[BEGIN]
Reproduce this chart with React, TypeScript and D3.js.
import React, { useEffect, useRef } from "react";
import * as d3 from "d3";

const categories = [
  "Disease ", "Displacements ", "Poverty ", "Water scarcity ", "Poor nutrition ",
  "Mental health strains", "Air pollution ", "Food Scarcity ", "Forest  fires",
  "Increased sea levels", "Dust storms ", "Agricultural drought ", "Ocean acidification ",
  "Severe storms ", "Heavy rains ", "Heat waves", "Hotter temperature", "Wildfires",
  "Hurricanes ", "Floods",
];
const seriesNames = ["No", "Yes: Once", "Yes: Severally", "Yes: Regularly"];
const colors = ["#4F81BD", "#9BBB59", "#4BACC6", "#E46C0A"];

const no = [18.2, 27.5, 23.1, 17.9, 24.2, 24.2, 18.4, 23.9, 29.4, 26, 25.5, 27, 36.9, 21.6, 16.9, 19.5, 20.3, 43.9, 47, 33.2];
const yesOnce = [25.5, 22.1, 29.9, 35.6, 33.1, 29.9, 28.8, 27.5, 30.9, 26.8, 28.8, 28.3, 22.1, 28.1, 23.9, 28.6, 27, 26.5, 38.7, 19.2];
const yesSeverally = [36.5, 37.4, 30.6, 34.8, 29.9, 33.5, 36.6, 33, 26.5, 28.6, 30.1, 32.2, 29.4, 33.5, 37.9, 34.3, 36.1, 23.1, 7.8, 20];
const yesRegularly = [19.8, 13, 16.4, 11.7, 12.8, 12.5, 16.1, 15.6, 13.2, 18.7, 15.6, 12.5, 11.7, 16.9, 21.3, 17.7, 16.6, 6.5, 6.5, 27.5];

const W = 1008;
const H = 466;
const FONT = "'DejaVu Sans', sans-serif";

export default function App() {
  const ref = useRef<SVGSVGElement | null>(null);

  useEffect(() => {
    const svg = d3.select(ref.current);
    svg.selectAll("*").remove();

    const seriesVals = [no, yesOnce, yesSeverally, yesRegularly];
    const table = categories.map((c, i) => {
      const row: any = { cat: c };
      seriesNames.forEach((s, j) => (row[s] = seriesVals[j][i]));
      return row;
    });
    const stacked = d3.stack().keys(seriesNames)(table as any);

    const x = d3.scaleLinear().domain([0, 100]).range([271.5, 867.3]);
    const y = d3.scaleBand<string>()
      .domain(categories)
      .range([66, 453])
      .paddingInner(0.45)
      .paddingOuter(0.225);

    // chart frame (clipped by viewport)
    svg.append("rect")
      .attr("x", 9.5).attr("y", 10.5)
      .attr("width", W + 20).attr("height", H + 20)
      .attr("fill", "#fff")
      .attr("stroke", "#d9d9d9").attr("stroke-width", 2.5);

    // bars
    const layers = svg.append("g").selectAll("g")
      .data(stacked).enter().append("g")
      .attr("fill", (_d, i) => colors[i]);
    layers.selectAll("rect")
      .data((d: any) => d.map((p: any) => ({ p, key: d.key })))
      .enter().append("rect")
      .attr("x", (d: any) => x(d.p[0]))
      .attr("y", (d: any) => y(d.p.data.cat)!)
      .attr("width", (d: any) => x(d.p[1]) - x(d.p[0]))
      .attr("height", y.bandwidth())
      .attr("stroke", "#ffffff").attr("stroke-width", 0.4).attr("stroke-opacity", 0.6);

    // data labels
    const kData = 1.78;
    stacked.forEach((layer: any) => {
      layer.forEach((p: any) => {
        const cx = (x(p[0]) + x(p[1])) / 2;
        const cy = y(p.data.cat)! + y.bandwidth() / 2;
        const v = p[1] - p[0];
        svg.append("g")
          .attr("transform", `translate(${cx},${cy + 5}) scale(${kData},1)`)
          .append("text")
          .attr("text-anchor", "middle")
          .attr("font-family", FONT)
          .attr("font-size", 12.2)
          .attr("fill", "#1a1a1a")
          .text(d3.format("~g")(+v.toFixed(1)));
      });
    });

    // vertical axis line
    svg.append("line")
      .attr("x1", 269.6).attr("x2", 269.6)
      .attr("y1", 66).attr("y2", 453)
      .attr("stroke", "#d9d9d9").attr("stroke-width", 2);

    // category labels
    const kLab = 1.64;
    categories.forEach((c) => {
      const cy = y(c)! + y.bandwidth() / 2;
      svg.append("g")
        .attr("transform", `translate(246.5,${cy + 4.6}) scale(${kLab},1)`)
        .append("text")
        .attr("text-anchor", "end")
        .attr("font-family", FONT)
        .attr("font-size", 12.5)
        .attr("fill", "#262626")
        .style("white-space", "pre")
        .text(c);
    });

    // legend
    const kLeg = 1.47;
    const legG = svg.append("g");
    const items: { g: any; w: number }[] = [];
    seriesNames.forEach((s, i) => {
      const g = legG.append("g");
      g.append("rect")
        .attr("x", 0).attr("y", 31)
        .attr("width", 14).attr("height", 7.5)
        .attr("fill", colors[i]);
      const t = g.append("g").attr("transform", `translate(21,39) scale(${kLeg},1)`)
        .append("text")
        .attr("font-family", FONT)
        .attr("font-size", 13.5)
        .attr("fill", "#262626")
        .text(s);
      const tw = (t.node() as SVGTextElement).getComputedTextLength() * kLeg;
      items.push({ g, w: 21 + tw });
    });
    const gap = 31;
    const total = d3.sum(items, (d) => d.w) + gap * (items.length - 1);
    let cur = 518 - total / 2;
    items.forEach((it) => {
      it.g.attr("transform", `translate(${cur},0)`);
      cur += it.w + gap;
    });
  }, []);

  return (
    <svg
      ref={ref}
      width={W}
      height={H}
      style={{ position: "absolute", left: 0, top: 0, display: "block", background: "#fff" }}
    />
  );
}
[END]
■ Short task
From the listing above, collect each line in which the string "chart" appears.

■ Complete response
Reproduce this chart with React, TypeScript and D3.js.
    // chart frame (clipped by viewport)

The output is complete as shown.